What freedoms, you might ask? In my recent trip to a fireworks display in Vandalia, OH, for the Fourth of July celebration, I was asked to sit down during the playing of our National Anthem. As I looked around, I noticed that everyone around me was also sitting down. I remained standing till the end of the Anthem. At the end of the National Anthem, when my girlfriend and I sat down, the gentleman behind me said, “Its about time, now my kids can see the fireworks.” How’s that for freedom?

The same song that brings tears to my eyes, and to so many others who have sacrificed to protect this country, stands for the freedom that lets one sit or stand (it’s your choice) at its playing. People in America have the freedom to choose to remain seated and even complain that others wish to stand. Women here walk around wearing barely enough clothes to cover their bodies. Protestors camp outside the President’s personal home. People spend $6.00 at Starbuck’s for 12 oz. of coffee and complain about $4.00 a gallon for gas. We sleep peacefully at night, without the fear of someone breaking into our homes to kill us because we talked to someone they did not like. Yet, just seven years after September 11, 2001, we seem to have lost the drive to support our troops and ask why we are fighting this war.
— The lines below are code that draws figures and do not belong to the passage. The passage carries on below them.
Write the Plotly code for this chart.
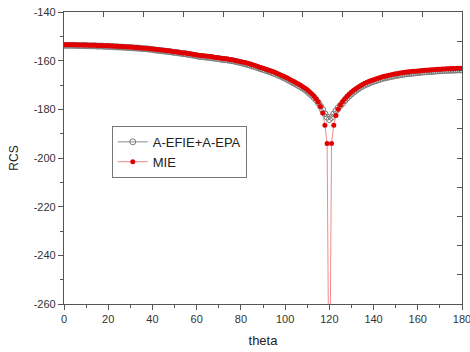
import plotly.graph_objects as go

theta = list(range(0, 181))

mie = [
    -153.5, -153.5, -153.5, -153.5, -153.5, -153.5, -153.6, -153.6, -153.6, -153.6, -153.6,
    -153.7, -153.7, -153.7, -153.7, -153.8, -153.8, -153.8, -153.9, -153.9, -153.9,
    -154.0, -154.0, -154.1, -154.1, -154.2, -154.2, -154.3, -154.3, -154.4, -154.4,
    -154.5, -154.6, -154.6, -154.7, -154.8, -154.9, -154.9, -155.0, -155.1, -155.2,
    -155.3, -155.4, -155.5, -155.6, -155.7, -155.8, -155.9, -156.0, -156.2, -156.3,
    -156.4, -156.5, -156.7, -156.8, -156.9, -157.1, -157.2, -157.4, -157.5, -157.7,
    -157.8, -157.9, -158.0, -158.1, -158.2, -158.3, -158.4, -158.6, -158.7, -158.8,
    -159.0, -159.1, -159.2, -159.3, -159.5, -159.6, -159.8, -160.0, -160.2, -160.4,
    -160.6, -160.8, -161.1, -161.3, -161.6, -161.9, -162.2, -162.5, -162.8, -163.1,
    -163.4, -163.7, -164.0, -164.4, -164.7, -165.1, -165.5, -165.9, -166.3, -166.7,
    -167.1, -167.6, -168.1, -168.6, -169.1, -169.6, -170.1, -170.7, -171.3, -172.0,
    -172.8, -173.6, -174.5, -175.6, -177.0, -178.8, -181.5, -186.5, -194.0, -320.0,
    -194.0, -186.5, -182.5, -180.0, -178.2, -176.8, -175.6, -174.6, -173.7, -172.9,
    -172.2, -171.5, -170.9, -170.3, -169.8, -169.3, -168.9, -168.5, -168.1, -167.8,
    -167.5, -167.2, -166.9, -166.6, -166.4, -166.2, -166.0, -165.8, -165.6, -165.4,
    -165.3, -165.1, -165.0, -164.8, -164.7, -164.6, -164.5, -164.4, -164.3, -164.2,
    -164.1, -164.0, -163.9, -163.9, -163.8, -163.7, -163.7, -163.6, -163.5, -163.5,
    -163.4, -163.4, -163.3, -163.3, -163.2, -163.2, -163.2, -163.1, -163.1, -163.1,
]

efie_epa = [
    -153.7, -153.7, -153.7, -153.7, -153.7, -153.7, -153.8, -153.8, -153.8, -153.8, -153.8,
    -153.9, -153.9, -153.9, -153.9, -154.0, -154.0, -154.0, -154.1, -154.1, -154.1,
    -154.2, -154.2, -154.3, -154.3, -154.4, -154.4, -154.5, -154.5, -154.6, -154.6,
    -154.7, -154.8, -154.8, -154.9, -155.0, -155.1, -155.1, -155.2, -155.3, -155.4,
    -155.6, -155.7, -155.8, -155.9, -156.0, -156.1, -156.2, -156.3, -156.5, -156.6,
    -156.7, -156.8, -157.0, -157.1, -157.2, -157.4, -157.5, -157.7, -157.8, -158.0,
    -158.2, -158.3, -158.4, -158.5, -158.6, -158.7, -158.8, -159.0, -159.1, -159.2,
    -159.4, -159.5, -159.6, -159.7, -159.9, -160.0, -160.2, -160.4, -160.6, -160.8,
    -161.1, -161.3, -161.6, -161.8, -162.1, -162.4, -162.7, -163.0, -163.3, -163.6,
    -163.9, -164.2, -164.5, -164.9, -165.2, -165.6, -166.0, -166.4, -166.8, -167.2,
    -167.7, -168.2, -168.7, -169.2, -169.7, -170.2, -170.7, -171.3, -171.9, -172.6,
    -173.4, -174.2, -175.1, -176.1, -177.3, -178.7, -180.2, -181.8, -183.2, -184.2,
    -183.3, -181.9, -180.6, -179.4, -178.4, -177.5, -176.4, -175.4, -174.5, -173.7,
    -172.9, -172.2, -171.6, -171.0, -170.5, -170.0, -169.6, -169.2, -168.8, -168.5,
    -168.2, -167.9, -167.6, -167.3, -167.1, -166.9, -166.7, -166.5, -166.3, -166.1,
    -166.0, -165.8, -165.7, -165.5, -165.4, -165.3, -165.2, -165.1, -165.0, -164.9,
    -164.8, -164.7, -164.6, -164.6, -164.5, -164.4, -164.4, -164.3, -164.2, -164.2,
    -164.1, -164.1, -164.0, -164.0, -163.9, -163.9, -163.9, -163.8, -163.8, -163.8,
]

x_ticks = [0, 20, 40, 60, 80, 100, 120, 140, 160, 180]
x_labels = ["0", "20", "40", "60", "80", "100", "120", "140", "160", "180"]
y_ticks = [-260, -240, -220, -200, -180, -160, -140]
y_labels = ["-260", "-240", "-220", "-200", "-180", "-160", "-140"]
top_ticks = [0, 18, 36, 54, 72, 90, 108, 126, 144, 162, 180]
right_ticks = [-260, -248, -236, -224, -212, -200, -188, -176, -164, -152, -140]

FONT = "Liberation Sans, Arial, sans-serif"

fig = go.Figure()
fig.add_trace(go.Scatter(
    x=theta, y=efie_epa, name="A-EFIE+A-EPA", mode="lines+markers",
    line=dict(color="#8a8a8a", width=1),
    marker=dict(symbol="circle-open", size=6, color="#7a7a7a", line=dict(width=1)),
))
fig.add_trace(go.Scatter(
    x=theta, y=mie, name="MIE", mode="lines+markers",
    line=dict(color="#f08a8a", width=1),
    marker=dict(symbol="circle", size=5, color="#e00000"),
))
# invisible trace to carry the mirrored (top/right) axes
fig.add_trace(go.Scatter(x=[0, 180], y=[-260, -140], xaxis="x2", yaxis="y2",
                         mode="markers", marker=dict(opacity=0), showlegend=False,
                         hoverinfo="skip"))

axis_common = dict(showgrid=False, zeroline=False, showline=True, automargin=False,
                   linecolor="#555555", linewidth=1.2, tickcolor="#555555")

fig.update_layout(
    width=470, height=352,
    margin=dict(l=64, r=8, t=12, b=48),
    paper_bgcolor="white", plot_bgcolor="white",
    font=dict(family=FONT, size=11, color="#333333"),
    xaxis=dict(range=[0, 180], tickvals=x_ticks, ticktext=x_labels, ticks="outside", ticklen=5,
               ticklabeloverflow="allow",
               minor=dict(dtick=10, tick0=0, ticks="outside", ticklen=3, tickcolor="#555555"),
               title=dict(text="theta", font=dict(size=13, color="#222222"), standoff=11),
               tickfont=dict(size=11), **axis_common),
    yaxis=dict(range=[-260, -140], tickvals=y_ticks, ticktext=y_labels, ticks="outside", ticklen=5,
               ticklabeloverflow="allow",
               minor=dict(dtick=10, tick0=0, ticks="outside", ticklen=3, tickcolor="#555555"),
               title=dict(text="RCS", font=dict(size=12, color="#222222"), standoff=12),
               tickfont=dict(size=11), **axis_common),
    xaxis2=dict(range=[0, 180], overlaying="x", side="top", tickvals=top_ticks,
                ticks="inside", ticklen=5, showticklabels=False, **axis_common),
    yaxis2=dict(range=[-260, -140], overlaying="y", side="right", tickvals=right_ticks,
                ticks="inside", ticklen=5, showticklabels=False, **axis_common),
    legend=dict(x=0.12, y=0.61, xanchor="left", yanchor="top",
                bgcolor="white", bordercolor="#777777", borderwidth=1,
                font=dict(size=13, color="#222222"), tracegroupgap=0,
                itemwidth=30),
    showlegend=True,
)

fig.write_html(
    "out.html",
    config={"displayModeBar": False},
    post_script="document.body.style.margin='0';document.body.style.overflow='hidden';",
)
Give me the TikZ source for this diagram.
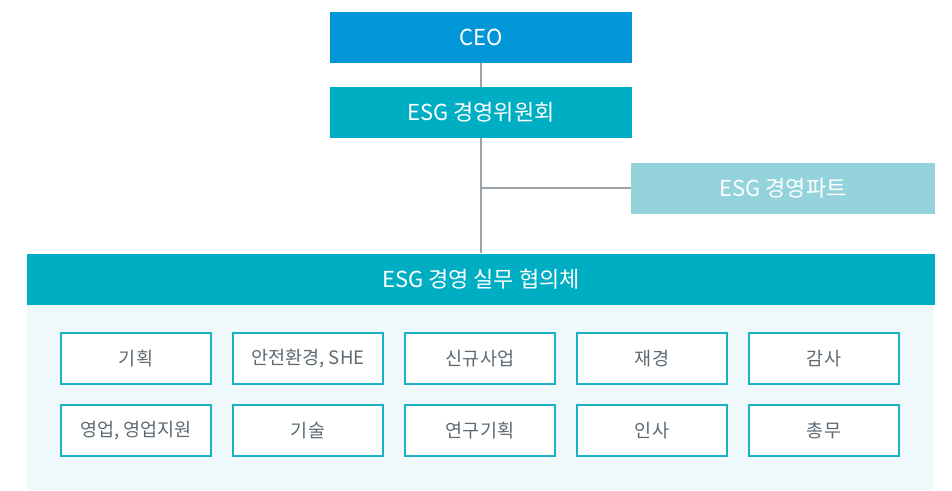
\documentclass[tikz,border=0pt]{standalone}
\usepackage{fontspec}
\setmainfont{Noto Sans CJK KR}
\definecolor{ceoblue}{HTML}{0096D7}
\definecolor{esgteal}{HTML}{00AEC3}
\definecolor{partteal}{HTML}{94D3DC}
\definecolor{panelbg}{HTML}{EFF8FA}
\definecolor{linegray}{HTML}{9AA3A9}
\definecolor{boxline}{HTML}{1AB1C7}
\definecolor{textgray}{HTML}{5E6A72}
\begin{document}
\begin{tikzpicture}[x=1pt,y=-1pt,
  headbox/.style={minimum width=302pt,minimum height=51pt,inner sep=0pt,
    text=white,font=\fontsize{22}{26}\selectfont},
  unitbox/.style={draw=boxline,line width=1.5pt,fill=white,minimum width=150pt,
    minimum height=51pt,inner sep=0pt,text=textgray,font=\fontsize{18.5}{22}\selectfont},
  link/.style={draw=linegray,line width=1.3pt}]
  \useasboundingbox (0,0) rectangle (952,490);
  % panel under the council bar
  \fill[panelbg] (27,305) rectangle (933,490);
  \node[headbox,fill=ceoblue] (ceo) at (481,37.5) {CEO};
  \node[headbox,fill=esgteal] (cmte) at (481,112.5) {ESG 경영위원회};
  \node[headbox,fill=partteal,minimum width=304pt] (part) at (783,188) {ESG 경영파트};
  \node[headbox,fill=esgteal,minimum width=908pt] (council) at (481,279) {ESG 경영 실무 협의체};
  \draw[link] (ceo) -- (cmte);
  \draw[link] (cmte) -- (council);
  \draw[link] (part.west) -- (part.west -| cmte);
  % member units
  \foreach \name/\txt [count=\i] in {plan/기획,safe/{안전환경, SHE},biz/신규사업,fin/재경,audit/감사}
    \node[unitbox] (\name) at (136+172*\i-172,358.5) {\txt};
  \foreach \name/\txt [count=\i] in {sales/{영업, 영업지원},tech/기술,rnd/연구기획,hr/인사,ga/총무}
    \node[unitbox] (\name) at (136+172*\i-172,430.5) {\txt};
\end{tikzpicture}
\end{document}
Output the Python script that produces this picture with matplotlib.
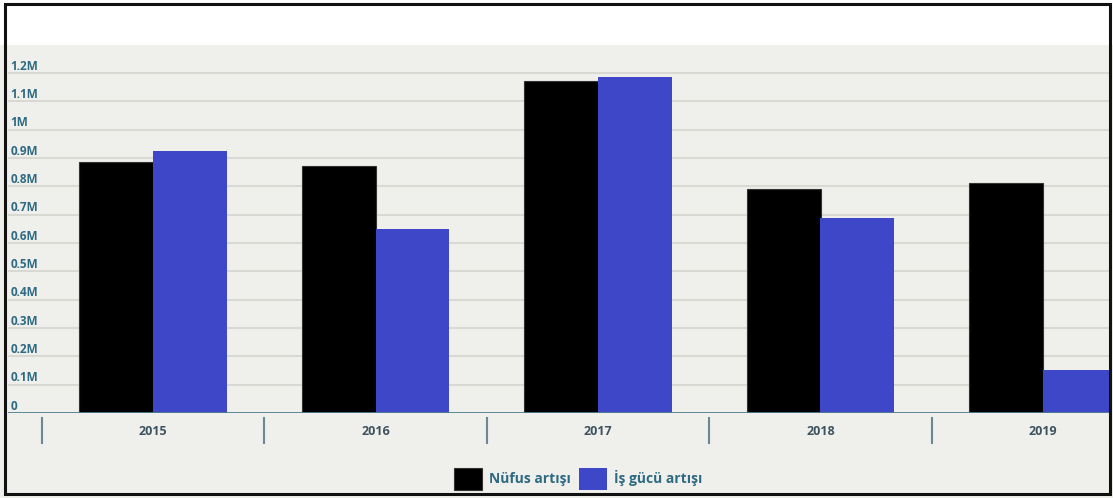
import numpy as np
import matplotlib.pyplot as plt
from matplotlib.patches import Rectangle
from matplotlib.transforms import blended_transform_factory

# ─────────────────────────────────────────────────────────────────────────────
# DATA (millions)
# ─────────────────────────────────────────────────────────────────────────────
years = ['2015', '2016', '2017', '2018', '2019']
nufus_artisi = [0.885, 0.873, 1.173, 0.790, 0.813]
isgucu_artisi = [0.926, 0.650, 1.187, 0.689, 0.152]
tick_values = [0, 0.1, 0.2, 0.3, 0.4, 0.5, 0.6, 0.7, 0.8, 0.9, 1.0, 1.1, 1.2]
tick_labels = ['0', '0.1M', '0.2M', '0.3M', '0.4M', '0.5M', '0.6M',
               '0.7M', '0.8M', '0.9M', '1M', '1.1M', '1.2M']
legend_labels = ['Nüfus artışı', 'İş gücü artışı']

BG = '#efefeb'
BLACK = '#000000'
BLUE = '#3f47c9'
TEAL = '#2e6a82'
W, H = 1113, 498

plt.rcParams['font.family'] = ['Open Sans', 'DejaVu Sans']

fig = plt.figure(figsize=(W / 100, H / 100), dpi=100, facecolor=BG)

# white strip along the top of the screenshot
fig.patches.append(Rectangle((0, 1 - 45 / H), 1, 45 / H, transform=fig.transFigure,
                             facecolor='white', edgecolor='none', zorder=0))

ax_left, ax_right = 8, 1111
ax_top, ax_base = 45, 413
ax = fig.add_axes([ax_left / W, 1 - ax_base / H, (ax_right - ax_left) / W,
                   (ax_base - ax_top) / H])
ax.set_facecolor(BG)
ax.patch.set_alpha(0)

px_per_cat = 222.5
x0_px = 153.0
ax.set_xlim((ax_left - x0_px) / px_per_cat, (ax_right - x0_px) / px_per_cat)
ax.set_ylim(0, (ax_base - ax_top) / 283.3)

x = np.arange(len(years))
bw = 0.332
ax.bar(x - bw / 2, nufus_artisi, bw, color=BLACK, edgecolor='#333333', lw=0.8,
       zorder=3, label=legend_labels[0])
ax.bar(x + bw / 2, isgucu_artisi, bw, color=BLUE, edgecolor='none',
       zorder=3, label=legend_labels[1])

# gridlines + inside labels
for v, lab in zip(tick_values, tick_labels):
    if v > 0:
        ax.axhline(v, color='#d9d9d4', lw=1.5, zorder=1)
    ax.text(0.002, v + 0.024, lab, transform=blended_transform_factory(ax.transAxes, ax.transData),
            ha='left', va='center', fontsize=8.5, fontweight='bold', color=TEAL, zorder=4)
ax.axhline(0, color='#4d7f8e', lw=2, zorder=4)

for s in ax.spines.values():
    s.set_visible(False)
ax.set_xticks([])
ax.set_yticks([])

# category dividers and year labels below the baseline
trans = blended_transform_factory(ax.transData, ax.transAxes)
base_h = ax_base - ax_top
for i, yr in enumerate(years):
    xd = i - 0.5
    ax.plot([xd, xd], [-5 / base_h, -30 / base_h], color='#6e8794', lw=1.5,
            transform=trans, clip_on=False)
    ax.text(i, -18 / base_h, yr, transform=trans, ha='center', va='center',
            fontsize=9, fontweight='bold', color='#3d5360')

# legend
handles, labels = ax.get_legend_handles_labels()
fig.legend(handles, labels, loc='center', bbox_to_anchor=(578 / W, 1 - 479 / H),
           ncol=2, frameon=False, handlelength=2.0, handleheight=2.0,
           columnspacing=0.6, handletextpad=0.5, labelcolor=TEAL,
           prop={'weight': 'bold', 'size': 10})

# screenshot frame
fig.patches.append(Rectangle((5 / W, 4 / H), (1110 - 5) / W, (494 - 4) / H,
                             transform=fig.transFigure, fill=False,
                             edgecolor='#111111', lw=2.2, zorder=10))

plt.savefig('out.png', dpi=100, facecolor=BG)
plt.close(fig)
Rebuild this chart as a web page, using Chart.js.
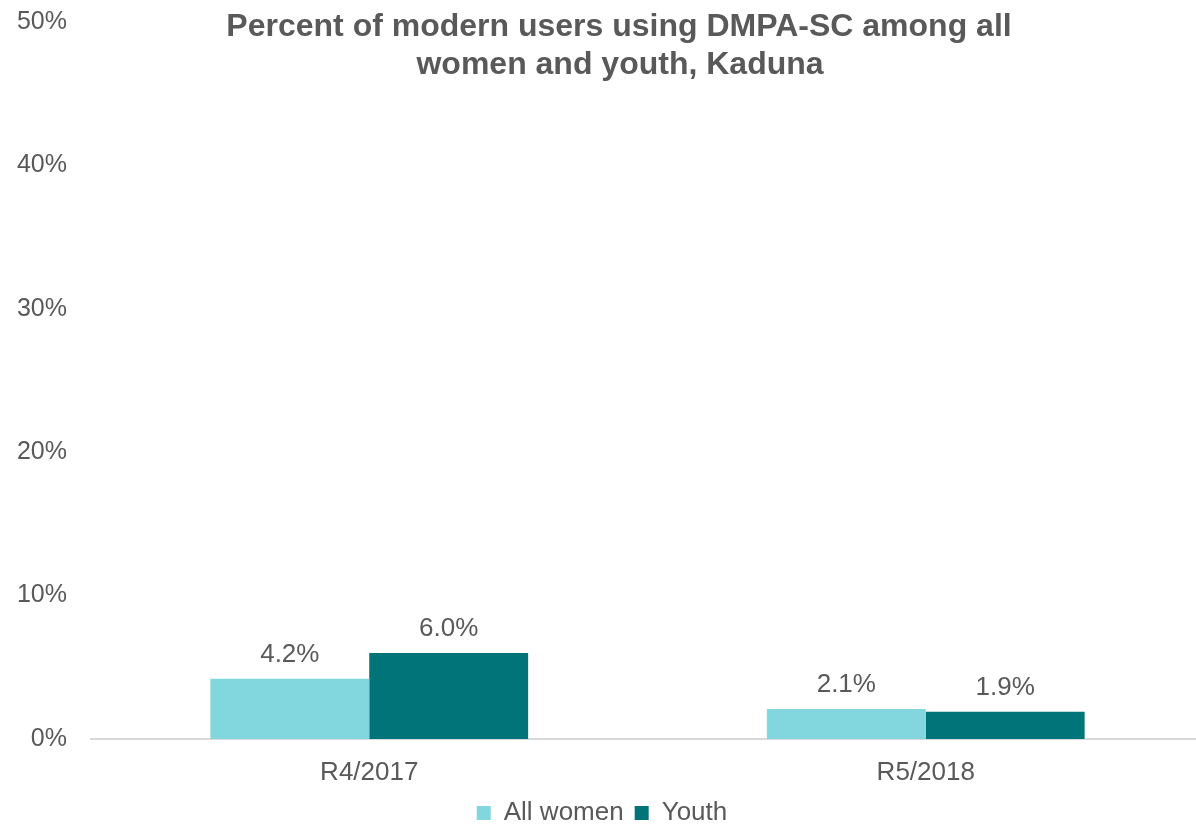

We ask for change because the economy is down, gas prices are high, and unemployment seems to be through the roof. There is really nothing new, however, about any of this. Did you know that gas rose in price almost a full dollar during Bill Clinton’s two terms in office as President of the United States? This effectively doubled the price of gas per gallon in the US, yet no one blamed the increase on the Bill Clinton. Gas has only gone up another $2.00 since Clinton left office. Yet, instead of occurring during peacetime, the increase has occurred while President Bush is dealing with two wars, the Iranians are threatening nuclear war against Israel and the US Congress wont allow us to drill and recover our own oil.

If the economy is down, why are people still buying $6.00 cups of coffee, instead of brewing 12 cups at home for less than a dollar? Barrack Obama isn’t the answer. Maybe John McCain isn’t either, but I do know one thing for sure. John McCain isn’t going to tell me that my friends and I fought for nothing by withdrawing our troops out of Iraq and Afghanistan.

I do know that John McCain has more experience in Washington. I do know that John McCain wants gas prices to go down. He wants troops home with their families, he wants people to have jobs and he wants people to keep their homes. I also know that he does not sugar coat things and that he is honest, whether you like the truth or not. When you go to the polls this fall, remember who has given so much to guarantee the freedom and vote accordingly. And thank a veteran, because it was him or her that gave you the right to be an American!